The mass flow rate is given by $\rho v \pi r^2$ and has units of kg/s. The kinetic energy, or $0.5 m v^2$ is now a unit of power, or $0.5 \rho v \pi r^2 v^2$ and has units of watts. Multiply the power by 0.5 to account for the efficiency and divide $5$ Wh into the result to find the hours needed to charge the battery.

Consider a cross-section of the aperture.
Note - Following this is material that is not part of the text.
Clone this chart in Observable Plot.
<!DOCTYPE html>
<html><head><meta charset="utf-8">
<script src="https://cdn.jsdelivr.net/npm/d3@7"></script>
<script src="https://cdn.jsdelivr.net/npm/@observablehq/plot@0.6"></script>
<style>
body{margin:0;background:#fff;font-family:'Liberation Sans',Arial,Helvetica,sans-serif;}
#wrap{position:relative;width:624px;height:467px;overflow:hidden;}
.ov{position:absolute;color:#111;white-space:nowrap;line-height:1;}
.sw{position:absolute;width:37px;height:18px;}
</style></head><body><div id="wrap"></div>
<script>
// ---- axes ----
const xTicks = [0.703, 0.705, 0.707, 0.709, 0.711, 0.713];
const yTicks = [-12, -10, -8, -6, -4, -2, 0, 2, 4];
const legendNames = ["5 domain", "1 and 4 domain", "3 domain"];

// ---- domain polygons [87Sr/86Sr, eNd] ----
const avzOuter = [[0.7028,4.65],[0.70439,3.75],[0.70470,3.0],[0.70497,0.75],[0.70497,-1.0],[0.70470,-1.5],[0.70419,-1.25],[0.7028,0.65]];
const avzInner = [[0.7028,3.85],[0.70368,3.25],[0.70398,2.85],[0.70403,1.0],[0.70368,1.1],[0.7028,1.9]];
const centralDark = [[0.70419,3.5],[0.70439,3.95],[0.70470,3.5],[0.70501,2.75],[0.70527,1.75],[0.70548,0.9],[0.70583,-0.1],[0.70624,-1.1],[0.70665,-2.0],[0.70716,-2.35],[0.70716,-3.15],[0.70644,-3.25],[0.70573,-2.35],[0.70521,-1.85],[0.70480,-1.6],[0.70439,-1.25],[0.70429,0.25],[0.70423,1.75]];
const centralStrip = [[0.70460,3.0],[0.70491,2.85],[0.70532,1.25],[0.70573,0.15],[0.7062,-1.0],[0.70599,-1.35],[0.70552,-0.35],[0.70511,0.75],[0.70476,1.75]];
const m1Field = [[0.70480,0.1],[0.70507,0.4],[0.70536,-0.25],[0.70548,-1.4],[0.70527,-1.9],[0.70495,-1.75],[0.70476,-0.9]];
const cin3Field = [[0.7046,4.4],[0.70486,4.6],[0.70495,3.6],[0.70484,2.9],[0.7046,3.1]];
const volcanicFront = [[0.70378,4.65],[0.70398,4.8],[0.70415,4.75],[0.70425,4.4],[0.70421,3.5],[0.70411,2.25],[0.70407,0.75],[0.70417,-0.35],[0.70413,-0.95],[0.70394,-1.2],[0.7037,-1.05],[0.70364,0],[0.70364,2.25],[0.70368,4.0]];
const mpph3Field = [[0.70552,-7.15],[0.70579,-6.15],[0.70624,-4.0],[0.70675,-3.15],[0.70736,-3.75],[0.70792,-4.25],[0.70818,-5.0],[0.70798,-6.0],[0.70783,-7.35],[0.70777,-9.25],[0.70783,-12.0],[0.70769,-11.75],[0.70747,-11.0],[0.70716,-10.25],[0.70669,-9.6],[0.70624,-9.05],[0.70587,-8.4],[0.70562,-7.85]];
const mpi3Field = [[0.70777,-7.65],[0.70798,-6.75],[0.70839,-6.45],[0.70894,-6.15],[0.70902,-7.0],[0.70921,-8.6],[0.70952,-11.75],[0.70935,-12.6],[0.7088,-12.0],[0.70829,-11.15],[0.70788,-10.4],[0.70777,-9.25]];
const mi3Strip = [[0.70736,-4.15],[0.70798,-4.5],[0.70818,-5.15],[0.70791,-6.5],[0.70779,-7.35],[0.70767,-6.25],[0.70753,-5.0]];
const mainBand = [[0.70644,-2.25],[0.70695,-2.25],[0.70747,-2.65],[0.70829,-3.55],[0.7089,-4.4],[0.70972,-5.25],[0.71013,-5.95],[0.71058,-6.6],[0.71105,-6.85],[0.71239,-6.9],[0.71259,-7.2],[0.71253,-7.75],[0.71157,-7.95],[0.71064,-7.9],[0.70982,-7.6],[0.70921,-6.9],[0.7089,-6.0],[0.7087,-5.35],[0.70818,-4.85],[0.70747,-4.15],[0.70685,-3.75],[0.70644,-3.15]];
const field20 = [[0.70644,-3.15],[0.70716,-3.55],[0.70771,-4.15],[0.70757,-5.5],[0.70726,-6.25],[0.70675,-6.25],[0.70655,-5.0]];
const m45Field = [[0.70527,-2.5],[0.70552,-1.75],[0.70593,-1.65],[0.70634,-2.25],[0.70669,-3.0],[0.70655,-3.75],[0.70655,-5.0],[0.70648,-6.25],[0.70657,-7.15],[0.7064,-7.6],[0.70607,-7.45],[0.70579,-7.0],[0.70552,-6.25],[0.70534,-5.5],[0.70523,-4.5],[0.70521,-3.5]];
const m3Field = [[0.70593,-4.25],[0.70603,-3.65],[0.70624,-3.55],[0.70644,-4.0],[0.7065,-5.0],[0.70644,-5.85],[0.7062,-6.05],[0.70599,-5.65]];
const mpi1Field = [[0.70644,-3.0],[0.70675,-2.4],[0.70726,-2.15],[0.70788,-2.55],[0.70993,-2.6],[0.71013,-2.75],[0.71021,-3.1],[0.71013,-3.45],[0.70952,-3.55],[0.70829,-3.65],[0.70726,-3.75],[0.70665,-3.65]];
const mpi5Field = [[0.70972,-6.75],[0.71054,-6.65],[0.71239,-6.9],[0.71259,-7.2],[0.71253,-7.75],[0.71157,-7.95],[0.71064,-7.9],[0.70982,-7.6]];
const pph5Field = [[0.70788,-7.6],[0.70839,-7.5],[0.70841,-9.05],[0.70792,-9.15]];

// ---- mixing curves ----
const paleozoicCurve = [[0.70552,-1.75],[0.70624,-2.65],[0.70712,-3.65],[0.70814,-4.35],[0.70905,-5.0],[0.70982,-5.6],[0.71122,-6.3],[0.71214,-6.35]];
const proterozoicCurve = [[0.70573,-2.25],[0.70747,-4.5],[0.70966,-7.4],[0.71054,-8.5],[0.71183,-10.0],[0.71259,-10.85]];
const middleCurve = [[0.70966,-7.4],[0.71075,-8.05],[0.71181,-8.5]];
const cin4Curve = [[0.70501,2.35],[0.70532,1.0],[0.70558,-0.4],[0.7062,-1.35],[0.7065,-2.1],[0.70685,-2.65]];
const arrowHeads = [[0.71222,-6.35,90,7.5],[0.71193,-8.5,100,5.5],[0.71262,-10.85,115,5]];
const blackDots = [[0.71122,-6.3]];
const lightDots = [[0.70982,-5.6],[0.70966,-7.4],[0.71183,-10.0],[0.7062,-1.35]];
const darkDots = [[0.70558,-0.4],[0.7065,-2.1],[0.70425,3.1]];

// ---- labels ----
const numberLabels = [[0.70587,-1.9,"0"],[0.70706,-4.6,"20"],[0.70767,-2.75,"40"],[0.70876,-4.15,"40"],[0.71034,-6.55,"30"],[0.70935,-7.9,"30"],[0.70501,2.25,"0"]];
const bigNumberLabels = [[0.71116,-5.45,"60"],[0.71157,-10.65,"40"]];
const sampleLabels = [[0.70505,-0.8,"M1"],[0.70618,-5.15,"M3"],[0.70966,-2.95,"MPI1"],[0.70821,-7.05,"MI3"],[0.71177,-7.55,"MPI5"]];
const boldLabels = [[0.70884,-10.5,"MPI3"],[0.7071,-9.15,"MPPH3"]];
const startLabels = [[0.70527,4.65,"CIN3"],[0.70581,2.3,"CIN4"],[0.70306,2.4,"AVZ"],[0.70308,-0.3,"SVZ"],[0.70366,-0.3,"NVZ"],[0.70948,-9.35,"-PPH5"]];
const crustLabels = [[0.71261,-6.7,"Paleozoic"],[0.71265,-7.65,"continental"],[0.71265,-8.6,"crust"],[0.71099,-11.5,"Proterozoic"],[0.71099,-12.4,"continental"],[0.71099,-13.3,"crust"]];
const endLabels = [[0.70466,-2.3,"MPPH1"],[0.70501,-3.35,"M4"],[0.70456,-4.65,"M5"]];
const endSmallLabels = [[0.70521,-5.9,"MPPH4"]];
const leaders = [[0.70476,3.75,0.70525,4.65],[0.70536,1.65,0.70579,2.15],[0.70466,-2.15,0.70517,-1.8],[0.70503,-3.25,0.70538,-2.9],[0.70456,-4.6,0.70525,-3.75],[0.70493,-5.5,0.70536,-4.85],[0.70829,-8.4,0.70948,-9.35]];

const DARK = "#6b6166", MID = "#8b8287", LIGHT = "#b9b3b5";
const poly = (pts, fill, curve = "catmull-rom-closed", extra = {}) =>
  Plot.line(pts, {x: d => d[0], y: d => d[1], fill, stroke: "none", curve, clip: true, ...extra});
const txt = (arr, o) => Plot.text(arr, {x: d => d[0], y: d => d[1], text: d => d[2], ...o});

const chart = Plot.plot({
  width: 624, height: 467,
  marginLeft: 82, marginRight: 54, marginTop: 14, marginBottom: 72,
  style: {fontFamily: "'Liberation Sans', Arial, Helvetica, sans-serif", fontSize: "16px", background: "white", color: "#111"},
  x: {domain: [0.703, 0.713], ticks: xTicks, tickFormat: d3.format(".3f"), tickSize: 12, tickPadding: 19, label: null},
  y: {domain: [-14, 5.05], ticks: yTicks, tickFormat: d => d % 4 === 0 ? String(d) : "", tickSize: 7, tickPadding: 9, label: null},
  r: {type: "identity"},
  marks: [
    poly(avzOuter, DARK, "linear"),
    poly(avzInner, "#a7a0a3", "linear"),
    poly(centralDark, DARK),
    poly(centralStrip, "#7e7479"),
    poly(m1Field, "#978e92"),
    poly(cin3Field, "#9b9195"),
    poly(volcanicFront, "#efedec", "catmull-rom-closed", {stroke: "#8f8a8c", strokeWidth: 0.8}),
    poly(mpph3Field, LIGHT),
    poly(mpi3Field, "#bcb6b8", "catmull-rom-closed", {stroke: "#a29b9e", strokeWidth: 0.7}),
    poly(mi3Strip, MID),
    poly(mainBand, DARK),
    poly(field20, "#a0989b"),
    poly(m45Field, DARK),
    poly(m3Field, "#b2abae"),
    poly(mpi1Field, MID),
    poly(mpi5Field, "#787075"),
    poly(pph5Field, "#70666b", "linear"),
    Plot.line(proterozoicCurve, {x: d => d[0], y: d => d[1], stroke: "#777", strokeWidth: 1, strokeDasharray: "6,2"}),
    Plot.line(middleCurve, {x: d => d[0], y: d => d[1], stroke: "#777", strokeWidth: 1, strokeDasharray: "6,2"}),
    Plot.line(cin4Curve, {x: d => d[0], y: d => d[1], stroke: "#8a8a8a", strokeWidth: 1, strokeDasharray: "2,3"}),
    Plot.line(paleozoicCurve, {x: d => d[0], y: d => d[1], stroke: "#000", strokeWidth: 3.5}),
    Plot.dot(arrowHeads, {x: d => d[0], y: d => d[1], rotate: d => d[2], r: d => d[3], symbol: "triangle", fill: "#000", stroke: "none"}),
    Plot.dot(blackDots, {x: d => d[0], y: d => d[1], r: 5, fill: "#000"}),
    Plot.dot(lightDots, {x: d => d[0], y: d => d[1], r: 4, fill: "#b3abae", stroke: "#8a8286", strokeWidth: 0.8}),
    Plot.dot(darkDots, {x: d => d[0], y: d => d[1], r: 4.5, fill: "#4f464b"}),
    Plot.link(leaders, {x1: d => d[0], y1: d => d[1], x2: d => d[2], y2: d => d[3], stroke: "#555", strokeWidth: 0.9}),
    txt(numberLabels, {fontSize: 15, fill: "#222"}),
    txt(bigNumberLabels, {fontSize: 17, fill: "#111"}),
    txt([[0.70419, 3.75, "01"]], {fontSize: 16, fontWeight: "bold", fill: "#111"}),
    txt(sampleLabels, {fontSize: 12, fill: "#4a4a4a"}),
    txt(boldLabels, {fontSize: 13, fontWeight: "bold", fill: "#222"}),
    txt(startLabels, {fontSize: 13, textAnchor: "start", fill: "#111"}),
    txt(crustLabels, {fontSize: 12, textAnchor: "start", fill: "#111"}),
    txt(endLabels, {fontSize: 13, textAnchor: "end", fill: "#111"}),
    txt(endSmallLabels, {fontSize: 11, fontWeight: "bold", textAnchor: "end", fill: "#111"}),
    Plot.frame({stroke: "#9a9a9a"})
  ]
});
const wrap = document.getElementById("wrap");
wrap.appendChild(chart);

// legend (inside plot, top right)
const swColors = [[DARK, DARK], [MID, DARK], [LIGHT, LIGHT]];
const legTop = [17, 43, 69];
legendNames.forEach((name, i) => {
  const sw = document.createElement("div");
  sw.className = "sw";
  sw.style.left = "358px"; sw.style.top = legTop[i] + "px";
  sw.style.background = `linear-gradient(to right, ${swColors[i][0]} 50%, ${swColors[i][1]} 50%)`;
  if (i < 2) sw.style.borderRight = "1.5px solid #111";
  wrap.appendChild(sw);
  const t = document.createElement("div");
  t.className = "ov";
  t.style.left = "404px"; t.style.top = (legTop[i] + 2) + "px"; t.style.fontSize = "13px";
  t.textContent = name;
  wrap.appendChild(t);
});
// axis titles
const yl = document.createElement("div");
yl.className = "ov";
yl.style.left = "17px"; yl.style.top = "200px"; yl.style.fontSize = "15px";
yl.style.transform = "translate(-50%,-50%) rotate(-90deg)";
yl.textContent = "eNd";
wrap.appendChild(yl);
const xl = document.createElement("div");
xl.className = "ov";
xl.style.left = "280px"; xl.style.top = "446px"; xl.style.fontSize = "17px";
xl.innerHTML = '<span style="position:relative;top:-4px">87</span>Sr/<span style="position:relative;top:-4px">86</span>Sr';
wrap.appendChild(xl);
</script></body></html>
In 1 second, the volume of water flows through it would be a cylinder of radius 5 cm and length 100 cm, means that it has a volume of 5 5 pi*100 = 7853.98 cm^3

Therefore, the mass of that volume is 7.85 kg

Its kinetic energy is 0.5 m v^2 = 3.93 J

=> Its power is 3.93 J/s or 3.93 W

Now, as one-half of the energy is converted to electricity, we have the HydroBee's power is 3.93/2 or 1.96 W

=> The time it takes: 5 W.h / 1.96 W = 2.54 hours

Let area of cross section of pipe be 'A' and velocity of water through it be 'v'.

Given,

A= 3.14 * (0.05)^2 = 0.00785 sq. m, v = 1 m/s.

Kinetic Energy (K) which is transferred for charging = 0.5 * 0.5 * m * ( v^2).
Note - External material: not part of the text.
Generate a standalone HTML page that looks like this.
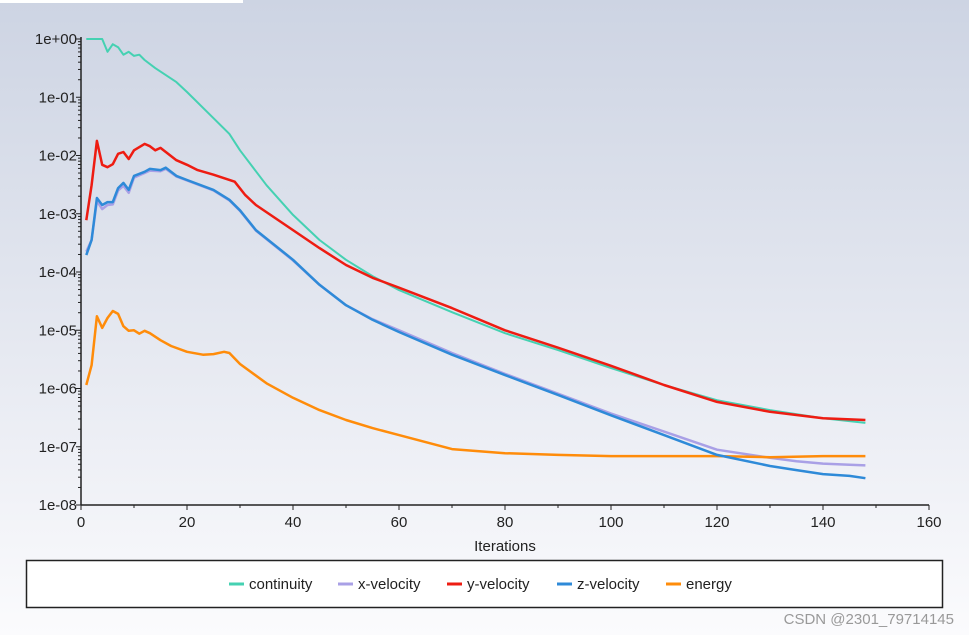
<!DOCTYPE html>
<html><head><meta charset="utf-8"><style>
body{margin:0;width:969px;height:635px;overflow:hidden;font-family:"Liberation Sans","DejaVu Sans",sans-serif;background:linear-gradient(#cdd4e3 0%,#e6e9f1 55%,#fbfbfd 100%);position:relative}
svg{position:absolute;left:0;top:0}
</style></head><body>
<svg width="969" height="635">
<rect x="0" y="0" width="243" height="3" fill="#fff"/>
<g id="plot"></g>
<text x="505" y="551" text-anchor="middle" font-size="15" fill="#222">Iterations</text>
<rect x="26.5" y="560.5" width="916" height="47" fill="#fff" stroke="#222" stroke-width="1.5"/>
<g id="legend"></g>
<text x="954" y="624" text-anchor="end" font-size="15" fill="#999">CSDN @2301_79714145</text>
</svg>
<script>
const xTicks=[0,20,40,60,80,100,120,140,160];
const yTickLabels=["1e+00","1e-01","1e-02","1e-03","1e-04","1e-05","1e-06","1e-07","1e-08"];
const seriesNames=["continuity","x-velocity","y-velocity","z-velocity","energy"];
const seriesColors=["#45d1b2","#a9a0e6","#ee1c12","#2e8ad8","#ff8c0a"];
const contIter=[1,4,5,6,7,8,9,10,11,12,14,16,18,20,25,28,30,35,40,45,50,55,60,70,80,90,100,110,120,130,140,148];
const contLog=[0,0,-0.22,-0.09,-0.14,-0.27,-0.22,-0.29,-0.27,-0.36,-0.50,-0.62,-0.74,-0.91,-1.36,-1.63,-1.91,-2.51,-3.02,-3.45,-3.79,-4.07,-4.31,-4.69,-5.05,-5.34,-5.65,-5.94,-6.20,-6.37,-6.51,-6.59];
const yvIter=[1,2,3,4,5,6,7,8,9,10,12,13,14,15,16,18,20,22,25,27,29,31,33,40,45,50,55,60,70,80,90,100,110,120,130,140,148];
const yvLog=[-3.11,-2.51,-1.75,-2.16,-2.20,-2.15,-1.97,-1.94,-2.06,-1.91,-1.80,-1.84,-1.91,-1.87,-1.94,-2.08,-2.16,-2.25,-2.33,-2.39,-2.45,-2.68,-2.85,-3.28,-3.59,-3.88,-4.10,-4.27,-4.62,-5.00,-5.30,-5.61,-5.94,-6.23,-6.40,-6.51,-6.54];
const zvIter=[1,2,3,4,5,6,7,8,9,10,12,13,15,16,18,20,25,28,30,33,40,45,50,55,60,70,80,90,100,110,120,130,135,140,145,148];
const zvLog=[-3.71,-3.45,-2.73,-2.85,-2.80,-2.80,-2.56,-2.47,-2.59,-2.35,-2.28,-2.23,-2.25,-2.21,-2.35,-2.42,-2.59,-2.76,-2.94,-3.28,-3.79,-4.22,-4.57,-4.82,-5.03,-5.42,-5.77,-6.11,-6.46,-6.80,-7.14,-7.33,-7.40,-7.47,-7.50,-7.54];
const xvIter=zvIter;
const xvLog=[-3.65,-3.45,-2.78,-2.92,-2.85,-2.84,-2.60,-2.52,-2.64,-2.38,-2.30,-2.26,-2.27,-2.23,-2.36,-2.43,-2.60,-2.77,-2.95,-3.29,-3.80,-4.22,-4.57,-4.81,-5.00,-5.39,-5.75,-6.09,-6.43,-6.74,-7.05,-7.19,-7.25,-7.29,-7.31,-7.32];
const enIter=[1,2,3,4,5,6,7,8,9,10,11,12,13,15,17,20,23,25,27,28,30,35,40,45,50,55,60,70,80,90,100,110,120,130,140,148];
const enLog=[-5.94,-5.60,-4.76,-4.96,-4.79,-4.67,-4.72,-4.93,-5.01,-5.00,-5.06,-5.01,-5.05,-5.17,-5.27,-5.37,-5.42,-5.41,-5.37,-5.39,-5.58,-5.91,-6.16,-6.37,-6.54,-6.68,-6.80,-7.04,-7.11,-7.14,-7.16,-7.16,-7.16,-7.18,-7.16,-7.16];

const X0=81,X1=929,Y0=39,Y1=505;
const xs=v=>X0+(v-0)/(160-0)*(X1-X0);
const ys=l=>Y0+(0-l)/8*(Y1-Y0);
const NS="http://www.w3.org/2000/svg";
const plot=document.getElementById('plot');
function mk(tag,attrs,parent){const e=document.createElementNS(NS,tag);for(const k in attrs)e.setAttribute(k,attrs[k]);parent.appendChild(e);return e;}
// axes
let a=mk('line',{x1:X0,y1:Y0-2,x2:X0,y2:Y1,stroke:'#222','stroke-width':1.5},plot);


a=mk('line',{x1:X0,y1:Y1,x2:X1,y2:Y1,stroke:'#222','stroke-width':1.5},plot);


yTickLabels.forEach((t,i)=>{
  const y=ys(-i);
  mk('line',{x1:X0-5,y1:y,x2:X0,y2:y,stroke:'#222'},plot);
  const tx=mk('text',{x:X0-4,y:y+5,'text-anchor':'end','font-size':15,fill:'#222'},plot);
  tx.textContent=t;
  
  
  if(i<8){for(let m=2;m<10;m++){const yy=ys(-i-1+Math.log10(m));mk('line',{x1:X0-3,y1:yy,x2:X0,y2:yy,stroke:'#222'},plot);}}
});
for(let v=0;v<=160;v+=10){const x=xs(v);mk('line',{x1:x,y1:Y1,x2:x,y2:Y1+(v%20?3:5),stroke:'#222'},plot);}
xTicks.forEach(v=>{
  const tx=mk('text',{x:xs(v),y:Y1+22,'text-anchor':'middle','font-size':15,fill:'#222'},plot);
  tx.textContent=v;
  
  
});
const series=[[contIter,contLog],[xvIter,xvLog],[yvIter,yvLog],[zvIter,zvLog],[enIter,enLog]];
const order=[0,1,2,4,3];
order.forEach(i=>{
  const [it,lg]=series[i];
  const d=it.map((v,j)=>(j?'L':'M')+xs(v).toFixed(1)+','+ys(lg[j]).toFixed(1)).join('');
  const p=mk('path',{d:d,fill:'none',stroke:seriesColors[i],'stroke-width':i==0?2:2.5,'stroke-linejoin':'round'},plot);
  
  
});
const leg=document.getElementById('legend');
const legX=[229,338,447,557,666];
seriesNames.forEach((n,i)=>{
  const g=mk('g',{},leg);
  
  
  mk('line',{x1:legX[i],y1:584,x2:legX[i]+15,y2:584,stroke:seriesColors[i],'stroke-width':3},g);
  const t=mk('text',{x:legX[i]+20,y:589,'font-size':15,fill:'#222'},g);
  t.textContent=n;
});
</script>
</body></html>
Mass, m is calculated as follows density = mass/volume

1000 = mt/(A * v * t) .......... from eqn. of continuity, t is time m = 7.85t Kg.

So, K = 1.9625t J

And this K is equivalent to the completely charged battery of rating 5 W-h.

1.9625t = 5

t = 2.547 h (Ans)

I did it by working out the mass passing the turbine per second with the velocity to get the KE delivered by the mass of water per second. The mass per second is density X Area x Velocity. Then with 1/2mv^2 the KE "arriving" per second gives the power. Then knowing the 5Wh needed you can covert this to an energy required (x2 due to the efficiency of the system) and work out how long you'd need the water power running for to get the energy.